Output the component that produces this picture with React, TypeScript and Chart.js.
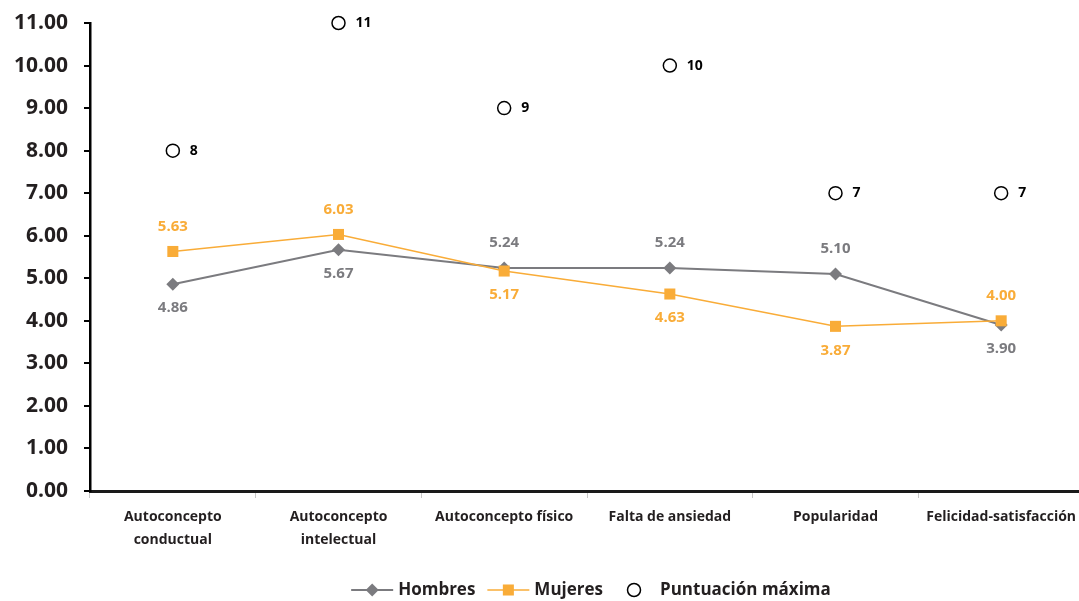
import React, { useEffect, useRef } from "react";
import { Chart, registerables } from "chart.js";

Chart.register(...registerables);

const categories: (string | string[])[] = [
  ["Autoconcepto", "conductual"],
  ["Autoconcepto", "intelectual"],
  "Autoconcepto físico",
  "Falta de ansiedad",
  "Popularidad",
  "Felicidad-satisfacción",
];

const hombres = [4.86, 5.67, 5.24, 5.24, 5.1, 3.9];
const mujeres = [5.63, 6.03, 5.17, 4.63, 3.87, 4.0];
const puntuacionMaxima = [8, 11, 9, 10, 7, 7];

// label placement for each series: true = above the point
const hombresAbove = [false, false, true, true, true, false];
const mujeresAbove = [true, true, false, false, false, true];

const GRAY = "#7b7b7f";
const ORANGE = "#f9ac38";
const DARK = "#231f20";
const FONT = "'Open Sans', sans-serif";

// the plot runs a few pixels past the visible right edge
const CANVAS_W = 1092;
const CANVAS_H = 601;

const valueLabels = {
  id: "valueLabels",
  afterDatasetsDraw(chart: any) {
    const ctx = chart.ctx;
    ctx.save();
    ctx.textAlign = "center";
    ctx.textBaseline = "middle";
    ctx.font = `bold 15px ${FONT}`;
    const series: [number, string, boolean[]][] = [
      [0, GRAY, hombresAbove],
      [1, ORANGE, mujeresAbove],
    ];
    for (const [di, color, above] of series) {
      const meta = chart.getDatasetMeta(di);
      const data = chart.data.datasets[di].data as number[];
      ctx.fillStyle = color;
      meta.data.forEach((pt: any, i: number) => {
        const dy = above[i] ? -25 : 24;
        ctx.fillText(data[i].toFixed(2), pt.x, pt.y + dy);
      });
    }
    const maxMeta = chart.getDatasetMeta(2);
    const maxData = chart.data.datasets[2].data as number[];
    ctx.fillStyle = "#000";
    ctx.font = `bold 14px ${FONT}`;
    ctx.textAlign = "left";
    maxMeta.data.forEach((pt: any, i: number) => {
      ctx.fillText(String(maxData[i]), pt.x + 17, pt.y);
    });
    ctx.restore();
  },
};

function drawMarker(ctx: CanvasRenderingContext2D, ds: any, x: number, y: number) {
  const r = ds.pointRadius;
  ctx.beginPath();
  if (ds.pointStyle === "rectRot") {
    ctx.moveTo(x - r, y);
    ctx.lineTo(x, y - r);
    ctx.lineTo(x + r, y);
    ctx.lineTo(x, y + r);
    ctx.closePath();
    ctx.fillStyle = ds.pointBackgroundColor;
    ctx.fill();
  } else if (ds.pointStyle === "rect") {
    const s = Math.SQRT1_2 * r;
    ctx.rect(x - s, y - s, 2 * s, 2 * s);
    ctx.fillStyle = ds.pointBackgroundColor;
    ctx.fill();
  } else {
    ctx.arc(x, y, r, 0, Math.PI * 2);
    ctx.fillStyle = ds.pointBackgroundColor;
    ctx.fill();
    ctx.strokeStyle = ds.pointBorderColor;
    ctx.lineWidth = ds.pointBorderWidth;
    ctx.stroke();
  }
}

const lineLegend = {
  id: "lineLegend",
  afterDraw(chart: any) {
    const ctx = chart.ctx;
    const y = 590;
    ctx.save();
    ctx.font = `bold 17px ${FONT}`;
    ctx.textBaseline = "middle";
    ctx.textAlign = "left";
    const lineW = 42;
    const items = chart.data.datasets.map((ds: any) => ({
      ds,
      text: ds.label,
      w: ctx.measureText(ds.label).width,
      marker: ds.showLine === false ? 14 : lineW,
    }));
    const gapIn = (it: any) => (it.ds.showLine === false ? 19 : 5);
    const gapsAfter = [12, 24];
    const total =
      items.reduce((s: number, it: any) => s + it.marker + gapIn(it) + it.w, 0) +
      gapsAfter[0] +
      gapsAfter[1];
    let x = (chart.chartArea.left + chart.chartArea.right) / 2 + 4 - total / 2;
    items.forEach((it: any, idx: number) => {
      const ds = it.ds;
      const cx = x + it.marker / 2;
      if (ds.showLine !== false) {
        ctx.strokeStyle = ds.borderColor;
        ctx.lineWidth = ds.borderWidth;
        ctx.beginPath();
        ctx.moveTo(x, y);
        ctx.lineTo(x + it.marker, y);
        ctx.stroke();
      }
      drawMarker(ctx, ds, cx, y);
      ctx.fillStyle = DARK;
      ctx.fillText(it.text, x + it.marker + gapIn(it), y);
      x += it.marker + gapIn(it) + it.w + (gapsAfter[idx] ?? 0);
    });
    ctx.restore();
  },
};

export default function App() {
  const ref = useRef<HTMLCanvasElement>(null);

  useEffect(() => {
    if (!ref.current) return;
    const chart = new Chart(ref.current, {
      type: "line",
      data: {
        labels: categories,
        datasets: [
          {
            label: "Hombres",
            data: hombres,
            borderColor: GRAY,
            backgroundColor: GRAY,
            borderWidth: 2,
            pointStyle: "rectRot",
            pointRadius: 6.5,
            pointBorderWidth: 0,
            pointBackgroundColor: GRAY,
            pointBorderColor: GRAY,
            order: 3,
          } as any,
          {
            label: "Mujeres",
            data: mujeres,
            borderColor: ORANGE,
            backgroundColor: ORANGE,
            borderWidth: 1.5,
            pointStyle: "rect",
            pointRadius: 7.8,
            pointBorderWidth: 0,
            pointBackgroundColor: ORANGE,
            pointBorderColor: ORANGE,
            order: 2,
          } as any,
          {
            label: "Puntuación máxima",
            data: puntuacionMaxima,
            showLine: false,
            borderColor: "#000",
            backgroundColor: "#fff",
            pointStyle: "circle",
            pointRadius: 6.5,
            pointBorderWidth: 1.5,
            pointBackgroundColor: "#fff",
            pointBorderColor: "#000",
            order: 1,
          } as any,
        ],
      },
      options: {
        responsive: false,
        animation: false,
        devicePixelRatio: 1,
        clip: false as any,
        layout: { padding: { top: 23, right: 1, left: 0, bottom: 0 } },
        plugins: {
          legend: { display: false },
          tooltip: { enabled: false },
        },
        scales: {
          x: {
            offset: true,
            grid: {
              offset: true,
              drawOnChartArea: false,
              drawTicks: true,
              tickLength: 7,
              color: "#c8c8c8",
            },
            border: { display: true, color: "#1a1a1a", width: 3 },
            ticks: {
              color: DARK,
              font: { family: FONT, weight: "bold", size: 14, lineHeight: 1.6 },
              padding: 8,
              maxRotation: 0,
              autoSkip: false,
            },
            afterFit(scale: any) {
              scale.height = 110;
              scale.paddingLeft = 0;
              scale.paddingRight = 0;
            },
          },
          y: {
            min: 0,
            max: 11,
            grid: {
              drawOnChartArea: false,
              drawTicks: true,
              tickLength: 6,
              color: "#000",
              lineWidth: 2,
            },
            border: { display: true, color: "#000", width: 2.5 },
            ticks: {
              stepSize: 1,
              color: DARK,
              font: { family: FONT, weight: "bold", size: 21 },
              padding: 16,
              callback: (v: any) => Number(v).toFixed(2),
            },
            afterFit(scale: any) {
              scale.width = 90;
              scale.paddingTop = 0;
              scale.paddingBottom = 0;
            },
          },
        },
      },
      plugins: [valueLabels, lineLegend],
    });
    return () => chart.destroy();
  }, []);

  return (
    <div
      style={{
        position: "absolute",
        left: 0,
        top: 0,
        width: 1079,
        height: 601,
        overflow: "hidden",
      }}
    >
      <canvas ref={ref} width={CANVAS_W} height={CANVAS_H} />
    </div>
  );
}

• [PROBLEM DESCRIPTION] Word for word, quote the full listing, omitting every picture.

• [ANSWER TO THE TASK]
Output the component that produces this picture with React, TypeScript and Chart.js.
import React, { useEffect, useRef } from "react";
import { Chart, registerables } from "chart.js";

Chart.register(...registerables);

const categories: (string | string[])[] = [
  ["Autoconcepto", "conductual"],
  ["Autoconcepto", "intelectual"],
  "Autoconcepto físico",
  "Falta de ansiedad",
  "Popularidad",
  "Felicidad-satisfacción",
];

const hombres = [4.86, 5.67, 5.24, 5.24, 5.1, 3.9];
const mujeres = [5.63, 6.03, 5.17, 4.63, 3.87, 4.0];
const puntuacionMaxima = [8, 11, 9, 10, 7, 7];

// label placement for each series: true = above the point
const hombresAbove = [false, false, true, true, true, false];
const mujeresAbove = [true, true, false, false, false, true];

const GRAY = "#7b7b7f";
const ORANGE = "#f9ac38";
const DARK = "#231f20";
const FONT = "'Open Sans', sans-serif";

// the plot runs a few pixels past the visible right edge
const CANVAS_W = 1092;
const CANVAS_H = 601;

const valueLabels = {
  id: "valueLabels",
  afterDatasetsDraw(chart: any) {
    const ctx = chart.ctx;
    ctx.save();
    ctx.textAlign = "center";
    ctx.textBaseline = "middle";
    ctx.font = `bold 15px ${FONT}`;
    const series: [number, string, boolean[]][] = [
      [0, GRAY, hombresAbove],
      [1, ORANGE, mujeresAbove],
    ];
    for (const [di, color, above] of series) {
      const meta = chart.getDatasetMeta(di);
      const data = chart.data.datasets[di].data as number[];
      ctx.fillStyle = color;
      meta.data.forEach((pt: any, i: number) => {
        const dy = above[i] ? -25 : 24;
        ctx.fillText(data[i].toFixed(2), pt.x, pt.y + dy);
      });
    }
    const maxMeta = chart.getDatasetMeta(2);
    const maxData = chart.data.datasets[2].data as number[];
    ctx.fillStyle = "#000";
    ctx.font = `bold 14px ${FONT}`;
    ctx.textAlign = "left";
    maxMeta.data.forEach((pt: any, i: number) => {
      ctx.fillText(String(maxData[i]), pt.x + 17, pt.y);
    });
    ctx.restore();
  },
};

function drawMarker(ctx: CanvasRenderingContext2D, ds: any, x: number, y: number) {
  const r = ds.pointRadius;
  ctx.beginPath();
  if (ds.pointStyle === "rectRot") {
    ctx.moveTo(x - r, y);
    ctx.lineTo(x, y - r);
    ctx.lineTo(x + r, y);
    ctx.lineTo(x, y + r);
    ctx.closePath();
    ctx.fillStyle = ds.pointBackgroundColor;
    ctx.fill();
  } else if (ds.pointStyle === "rect") {
    const s = Math.SQRT1_2 * r;
    ctx.rect(x - s, y - s, 2 * s, 2 * s);
    ctx.fillStyle = ds.pointBackgroundColor;
    ctx.fill();
  } else {
    ctx.arc(x, y, r, 0, Math.PI * 2);
    ctx.fillStyle = ds.pointBackgroundColor;
    ctx.fill();
    ctx.strokeStyle = ds.pointBorderColor;
    ctx.lineWidth = ds.pointBorderWidth;
    ctx.stroke();
  }
}

const lineLegend = {
  id: "lineLegend",
  afterDraw(chart: any) {
    const ctx = chart.ctx;
    const y = 590;
    ctx.save();
    ctx.font = `bold 17px ${FONT}`;
    ctx.textBaseline = "middle";
    ctx.textAlign = "left";
    const lineW = 42;
    const items = chart.data.datasets.map((ds: any) => ({
      ds,
      text: ds.label,
      w: ctx.measureText(ds.label).width,
      marker: ds.showLine === false ? 14 : lineW,
    }));
    const gapIn = (it: any) => (it.ds.showLine === false ? 19 : 5);
    const gapsAfter = [12, 24];
    const total =
      items.reduce((s: number, it: any) => s + it.marker + gapIn(it) + it.w, 0) +
      gapsAfter[0] +
      gapsAfter[1];
    let x = (chart.chartArea.left + chart.chartArea.right) / 2 + 4 - total / 2;
    items.forEach((it: any, idx: number) => {
      const ds = it.ds;
      const cx = x + it.marker / 2;
      if (ds.showLine !== false) {
        ctx.strokeStyle = ds.borderColor;
        ctx.lineWidth = ds.borderWidth;
        ctx.beginPath();
        ctx.moveTo(x, y);
        ctx.lineTo(x + it.marker, y);
        ctx.stroke();
      }
      drawMarker(ctx, ds, cx, y);
      ctx.fillStyle = DARK;
      ctx.fillText(it.text, x + it.marker + gapIn(it), y);
      x += it.marker + gapIn(it) + it.w + (gapsAfter[idx] ?? 0);
    });
    ctx.restore();
  },
};

export default function App() {
  const ref = useRef<HTMLCanvasElement>(null);

  useEffect(() => {
    if (!ref.current) return;
    const chart = new Chart(ref.current, {
      type: "line",
      data: {
        labels: categories,
        datasets: [
          {
            label: "Hombres",
            data: hombres,
            borderColor: GRAY,
            backgroundColor: GRAY,
            borderWidth: 2,
            pointStyle: "rectRot",
            pointRadius: 6.5,
            pointBorderWidth: 0,
            pointBackgroundColor: GRAY,
            pointBorderColor: GRAY,
            order: 3,
          } as any,
          {
            label: "Mujeres",
            data: mujeres,
            borderColor: ORANGE,
            backgroundColor: ORANGE,
            borderWidth: 1.5,
            pointStyle: "rect",
            pointRadius: 7.8,
            pointBorderWidth: 0,
            pointBackgroundColor: ORANGE,
            pointBorderColor: ORANGE,
            order: 2,
          } as any,
          {
            label: "Puntuación máxima",
            data: puntuacionMaxima,
            showLine: false,
            borderColor: "#000",
            backgroundColor: "#fff",
            pointStyle: "circle",
            pointRadius: 6.5,
            pointBorderWidth: 1.5,
            pointBackgroundColor: "#fff",
            pointBorderColor: "#000",
            order: 1,
          } as any,
        ],
      },
      options: {
        responsive: false,
        animation: false,
        devicePixelRatio: 1,
        clip: false as any,
        layout: { padding: { top: 23, right: 1, left: 0, bottom: 0 } },
        plugins: {
          legend: { display: false },
          tooltip: { enabled: false },
        },
        scales: {
          x: {
            offset: true,
            grid: {
              offset: true,
              drawOnChartArea: false,
              drawTicks: true,
              tickLength: 7,
              color: "#c8c8c8",
            },
            border: { display: true, color: "#1a1a1a", width: 3 },
            ticks: {
              color: DARK,
              font: { family: FONT, weight: "bold", size: 14, lineHeight: 1.6 },
              padding: 8,
              maxRotation: 0,
              autoSkip: false,
            },
            afterFit(scale: any) {
              scale.height = 110;
              scale.paddingLeft = 0;
              scale.paddingRight = 0;
            },
          },
          y: {
            min: 0,
            max: 11,
            grid: {
              drawOnChartArea: false,
              drawTicks: true,
              tickLength: 6,
              color: "#000",
              lineWidth: 2,
            },
            border: { display: true, color: "#000", width: 2.5 },
            ticks: {
              stepSize: 1,
              color: DARK,
              font: { family: FONT, weight: "bold", size: 21 },
              padding: 16,
              callback: (v: any) => Number(v).toFixed(2),
            },
            afterFit(scale: any) {
              scale.width = 90;
              scale.paddingTop = 0;
              scale.paddingBottom = 0;
            },
          },
        },
      },
      plugins: [valueLabels, lineLegend],
    });
    return () => chart.destroy();
  }, []);

  return (
    <div
      style={{
        position: "absolute",
        left: 0,
        top: 0,
        width: 1079,
        height: 601,
        overflow: "hidden",
      }}
    >
      <canvas ref={ref} width={CANVAS_W} height={CANVAS_H} />
    </div>
  );
}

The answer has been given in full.